Things Which Should Not Exist


Analog Clocks: These should go the way of sundials. As soon as we had clocks, people got rid of their sundials. Did people try to make their clocks look like sundials? No. So why should a smart watch look like an analog clock? It shouldn’t. We should switch to digital and save our children the slight difficulty of learning how to tell time.

Libraries: A lot of valuable real-estate is being wasted storing these books. What’s worse is the potential energy available in the books is just sitting there unused! Imagine if we were to burn all the books in all the library in the world, we could power a village for several hours! Let’s switch to book power and stop using oil!

CAPS LOCK: The caps lock key has only ever had one use in my life: turning off caps lock after I’ve accidentally switched it on. It could be replaced with many other more useful keys such as: Home, End, Print Screen, Volume up/down, or even a key which does absolutely nothing. If you type capitals by pressing caps lock before and after typing the capital instead of just pressing the shift key once: Learn to fucking type!

Newspapers: Everyone gets their news on their phones these days. Think of all the potential power we could harness from burning the newspapers instead of reading them. Down with oil!
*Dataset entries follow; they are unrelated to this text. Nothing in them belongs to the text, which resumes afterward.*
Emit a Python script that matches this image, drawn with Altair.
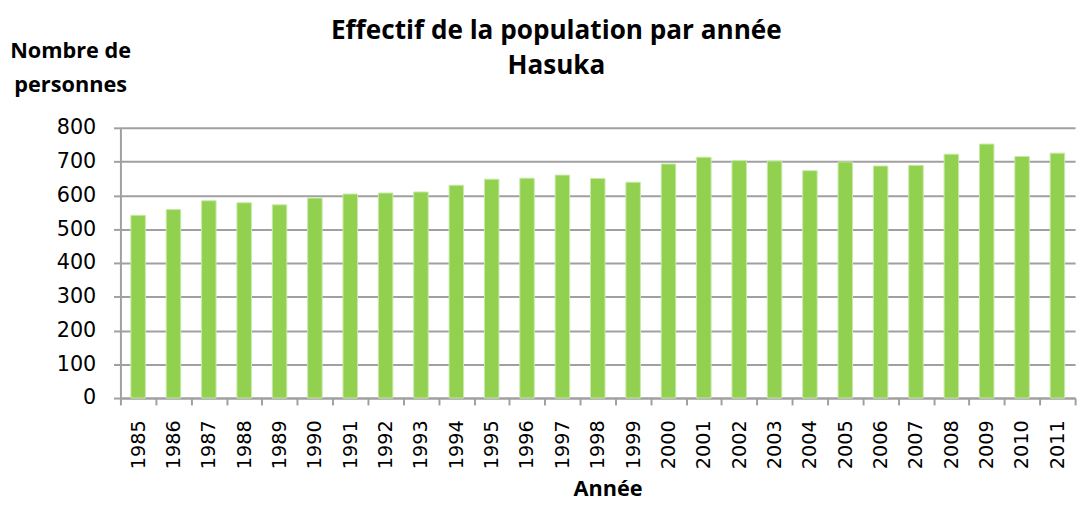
import altair as alt
import pandas as pd

years = [str(y) for y in range(1985, 2012)]
values = [541, 558, 584, 578, 572, 592, 604, 607, 610, 630, 648, 651, 660, 650, 639,
          693, 713, 703, 702, 673, 699, 687, 689, 722, 752, 715, 725]

df = pd.DataFrame({"Année": years, "Personnes": values})

W, H = 968, 274

chart = alt.Chart(df).mark_bar(
    width=alt.RelativeBandSize(0.41), color="#92D050", stroke="#c8eaa8", strokeWidth=1
).encode(
    x=alt.X("Année:N", sort=years,
            scale=alt.Scale(paddingInner=0, paddingOuter=0),
            axis=alt.Axis(title="Année", labelAngle=-90, labelAlign="right", labelBaseline="middle",
                          labelFont="DejaVu Sans", labelFontSize=19.5, labelColor="#000000",
                          labelPadding=15, tickBand="extent", tickSize=7, tickColor="#a0a0a0",
                          tickWidth=2, domainColor="#a0a0a0", domainWidth=2,
                          titleFont="Open Sans", titleFontSize=22, titleFontWeight="bold",
                          titleColor="#000000", titleX=494, titleY=92, titleBaseline="middle",
                          titleAlign="center")),
    y=alt.Y("Personnes:Q",
            scale=alt.Scale(domain=[0, 800], nice=False),
            axis=alt.Axis(title=["Nombre de", "personnes"], values=list(range(0, 801, 100)),
                          labelFont="DejaVu Sans", labelFontSize=21, labelColor="#000000",
                          labelPadding=18, tickSize=7, tickColor="#a0a0a0", tickWidth=2,
                          domainColor="#a0a0a0", domainWidth=2, grid=True,
                          gridColor="#a0a0a0", gridWidth=2,
                          titleFont="Open Sans", titleFontSize=22, titleFontWeight="bold",
                          titleColor="#000000", titleAngle=0, titleAlign="center",
                          titleBaseline="middle", titleX=-51, titleY=-78, titleLineHeight=34)),
).properties(
    width=W, height=H,
    title=alt.TitleParams(["Effectif de la population par année", "Hasuka"],
                          font="Open Sans", fontSize=26.5, fontWeight="bold", color="#000000",
                          anchor="middle", dx=-42, dy=62, lineHeight=36, offset=22),
    padding={"left": 114, "top": 118, "right": 8, "bottom": 108},
    autosize="none",
).configure_view(stroke=None)

chart.save("out.html", embed_options={"renderer": "svg", "actions": False})
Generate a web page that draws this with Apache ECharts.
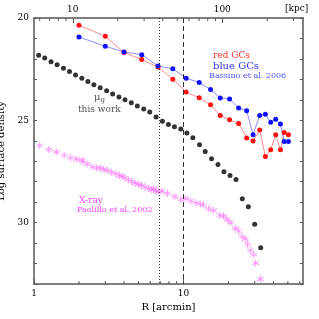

Stickers on Fruit: Do you really need a sticker to tell you that this long yellow object is indeed a banana? I don’t and I sure don’t like biting into a sticker when I’m quickly eating an apple on the go.

Cheese Pizza: The only people who don’t like meat on their pizza are vegetarians. If you’re a vegetarian and you don’t like veggies on your pizza, then what the fuck do you eat?

Hangovers: We have medical technologies that can eradicate so many diseases. Thousands of university students suffer every day from the effects of hangovers. Imagine a hangover vaccine: a one-time mandatory shot given to all first year students during frosh week which prevents all hangovers. This would increase the productivity of everyone on Saturday morning, resulting in smarter graduates, better equipped for the real world. Finally, with the help of the hangover vaccine, these young graduates will have the power to change the world!

Swimsuits: Have you ever tried swimming naked? It’s so much better, plus you save the $30 it costs for the swimsuit.

Oil: Oil is destroying the environment and feeding into an American consumerist economy which exploits people in less developed countries, ultimately killing humanity. It has also made pandas almost extinct. We could easily switch away from oil simply by burning books, newspaper and other paper products, and therefore save the trees!